In July 1915, G.O.M. was transferred from the infantry to become one of the first members of the Royal Engineers ‘Special Companies’, engaged in preparing a massive gas-based assault against the German army. His trench diary provides a vivid record of what it was like to be launching a gas attack from the front line on 25 September 1915, the first day of the Battle of Loos –  ‘I got a big mouthful of gas with the first cylinder … The rotten apparatus they had given us was leaking all over the place and we were working in a cloud of gas. We sweated ourselves to death…’ G.O.M emerged unscathed from the Battle of Loos and took part in many other gas assaults during the remaining years of the war – Cambrin, Hill 70, Vimy Ridge and ‘Plug Street’ all feature in his notes. He was fortunate to survive nearly four years of intensive fighting with only minor wounds and was demobilised in 1919.

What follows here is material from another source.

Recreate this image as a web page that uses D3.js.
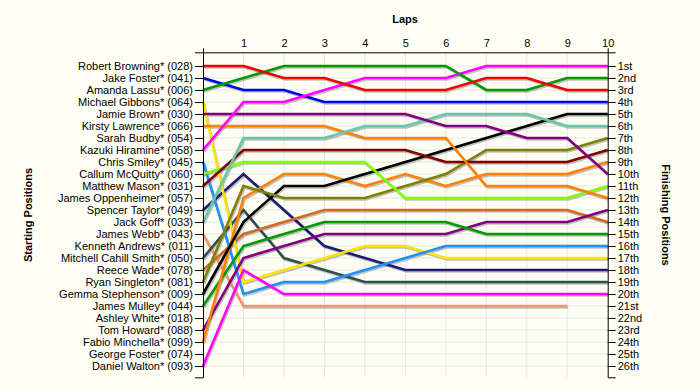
<!DOCTYPE html>
<html>
<head>
<meta charset="utf-8">
<script src="https://cdn.jsdelivr.net/npm/d3@7"></script>
<style>
    body { margin: 0; background: #fefef4; }
    svg { display: block; font-family: "Liberation Sans", Arial, sans-serif; }
</style>
</head>
<body>
<svg id="chart" width="700" height="390"></svg>
<script>
"use strict";

// starting grid, top to bottom
let drivers = [
    "Robert Browning* (028)", "Jake Foster* (041)", "Amanda Lassu* (006)",
    "Michael Gibbons* (064)", "Jamie Brown* (030)", "Kirsty Lawrence* (066)",
    "Sarah Budby* (054)", "Kazuki Hiramine* (058)", "Chris Smiley* (045)",
    "Callum McQuitty* (060)", "Matthew Mason* (031)", "James Oppenheimer* (057)",
    "Spencer Taylor* (049)", "Jack Goff* (033)", "James Webb* (043)",
    "Kenneth Andrews* (011)", "Mitchell Cahill Smith* (050)", "Reece Wade* (078)",
    "Ryan Singleton* (081)", "Gemma Stephenson* (009)", "James Mulley* (044)",
    "Ashley White* (018)", "Tom Howard* (088)", "Fabio Minchella* (099)",
    "George Foster* (074)", "Daniel Walton* (093)"
];

let finishLabels = [
    "1st", "2nd", "3rd", "4th", "5th", "6th", "7th", "8th", "9th", "10th",
    "11th", "12th", "13th", "14th", "15th", "16th", "17th", "18th", "19th", "20th",
    "21st", "22nd", "23rd", "24th", "25th", "26th"
];

let laps = [1, 2, 3, 4, 5, 6, 7, 8, 9, 10];

// position at lap 0 (grid) .. lap 10
let browning  = [1, 1, 2, 2, 3, 3, 3, 2, 2, 3, 3];
let jfoster   = [2, 3, 3, 4, 4, 4, 4, 4, 4, 4, 4];
let lassu     = [3, 2, 1, 1, 1, 1, 1, 3, 3, 2, 2];
let gibbons   = [4, 19, 18, 17, 16, 16, 17, 17, 17, 17, 17];
let brown     = [5, 5, 5, 5, 5, 5, 6, 6, 7, 7, 10];
let lawrence  = [6, 6, 6, 6, 7, 7, 7, 11, 11, 11, 12];
let hiramine  = [8, 4, 4, 3, 2, 2, 2, 1, 1, 1, 1];
let smiley    = [9, 20, 19, 19, 18, 17, 16, 16, 16, 16, 16];
let mcquitty  = [10, 9, 9, 9, 9, 12, 12, 12, 12, 12, 11];
let mason     = [11, 8, 8, 8, 8, 8, 9, 9, 9, 9, 8];
let taylor    = [13, 10, 13, 16, 17, 18, 18, 18, 18, 18, 18];
let goff      = [14, 7, 7, 7, 6, 6, 5, 5, 5, 6, 6];
let webb      = [15, 21, 21, 21, 21, 21, 21, 21, 21, 21];
let cahill    = [17, 13, 17, 18, 19, 19, 19, 19, 19, 19, 19];
let wade      = [18, 15, 14, 13, 13, 13, 13, 13, 13, 13, 14];
let singleton = [19, 11, 12, 12, 12, 11, 10, 8, 8, 8, 7];
let stephenson = [20, 14, 11, 11, 10, 9, 8, 7, 6, 5, 5];
let mulley    = [21, 16, 15, 14, 14, 14, 14, 15, 15, 15, 15];
let howard    = [23, 17, 16, 15, 15, 15, 15, 14, 14, 14, 13];
let minchella = [24, 12, 10, 10, 11, 10, 11, 10, 10, 10, 9];
let walton    = [26, 18, 20, 20, 20, 20, 20, 20, 20, 20, 20];

let series = [webb, cahill, taylor, wade, gibbons, smiley, walton, howard, mulley,
    minchella, stephenson, singleton, mcquitty, mason, lawrence, goff, brown,
    jfoster, hiramine, lassu, browning];
let seriesColors = ["#f4946e", "#2f4f4f", "#1c1c72", "#d2691e", "#ffe400", "#1e90ff",
    "#ff00ff", "#800080", "#009a00", "#ff8000", "#000000", "#808000", "#80ff00",
    "#800000", "#ff8000", "#66c8a8", "#800080", "#0000f0", "#ff00ff", "#009a00", "#f00000"];


let svg = d3.select("#chart");

let x = d3.scaleLinear().domain([0, 10]).range([203, 607.7]);
let y = d3.scaleLinear().domain([-0.14, 26.94]).range([52.3, 377.3]);

// grid
let grid = svg.append("g").attr("stroke", "#e6e6e6").attr("stroke-width", 1);
grid.selectAll("line.h")
    .data(d3.range(1, 27))
    .enter().append("line")
        .attr("class", "h")
        .attr("x1", x(0)).attr("x2", x(10))
        .attr("y1", function(d) { return y(d); })
        .attr("y2", function(d) { return y(d); });
grid.selectAll("line.v")
    .data(laps.slice(0, 9))
    .enter().append("line")
        .attr("class", "v")
        .attr("x1", function(d) { return x(d); })
        .attr("x2", function(d) { return x(d); })
        .attr("y1", y.range()[0]).attr("y2", y.range()[1]);

// lines, each with a soft grey shadow
let line = d3.line()
    .x(function(d, i) { return x(i); })
    .y(function(d) { return y(d); });

let lines = svg.append("g").attr("fill", "none");
lines.selectAll("path.shadow")
    .data(series)
    .enter().append("path")
        .attr("class", "shadow")
        .attr("d", line)
        .attr("transform", "translate(1,1.5)")
        .attr("stroke", "#777")
        .attr("stroke-opacity", 0.45)
        .attr("stroke-width", 2.6);
lines.selectAll("path.pos")
    .data(series)
    .enter().append("path")
        .attr("class", "pos")
        .attr("d", line)
        .attr("stroke", function(d, i) { return seriesColors[i]; })
        .attr("stroke-width", 2.6);

// axes
let rows = d3.range(1, 27);

let lapAxis = svg.append("g")
    .attr("transform", "translate(0," + y.range()[0] + ")")
    .call(d3.axisTop(x).tickValues(laps).tickSizeInner(0).tickSizeOuter(4).tickPadding(5));

let startAxis = svg.append("g")
    .attr("transform", "translate(" + x(0) + ",0)")
    .call(d3.axisLeft(y).tickValues(rows).tickSize(8).tickPadding(2)
        .tickFormat(function(d) { return drivers[d - 1]; }));

let finishAxis = svg.append("g")
    .attr("transform", "translate(" + x(10) + ",0)")
    .call(d3.axisRight(y).tickValues(rows).tickSize(8).tickPadding(2)
        .tickFormat(function(d) { return finishLabels[d - 1]; }));

[lapAxis, startAxis, finishAxis].forEach(function(g) {
    g.selectAll("text")
        .style("font-size", "11px")
        .style("font-family", "'Liberation Sans', Arial, sans-serif")
        .attr("fill", "#000");
    g.selectAll("path, line").attr("stroke", "#000");
});

// titles
svg.append("text")
    .attr("x", 405).attr("y", 23)
    .attr("text-anchor", "middle")
    .style("font-size", "11px").style("font-weight", "bold")
    .text("Laps");

svg.append("text")
    .attr("transform", "translate(32,215) rotate(-90)")
    .attr("text-anchor", "middle")
    .style("font-size", "11px").style("font-weight", "bold")
    .text("Starting Positions");

svg.append("text")
    .attr("transform", "translate(662,215) rotate(90)")
    .attr("text-anchor", "middle")
    .style("font-size", "11px").style("font-weight", "bold")
    .text("Finishing Positions");
</script>
</body>
</html>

Published on the 90th anniversary of the Armistice that brought the First World War to an end, Shrapnel and Whizzbangs, is written by G.O.M.’s son, Jeremy Mitchell. It is based on the handwritten trench diary and notes that G.O.M. kept at the time, crouched in a dugout or lying on a pile of straw in a barn behind the lines. It brings to life the extraordinary mixture of hardship, fear, excitement, boredom and – occasionally – humour – experienced by one of the millions of soldiers who made the abrupt transition from civilian life to the mud and blood of the Western Front.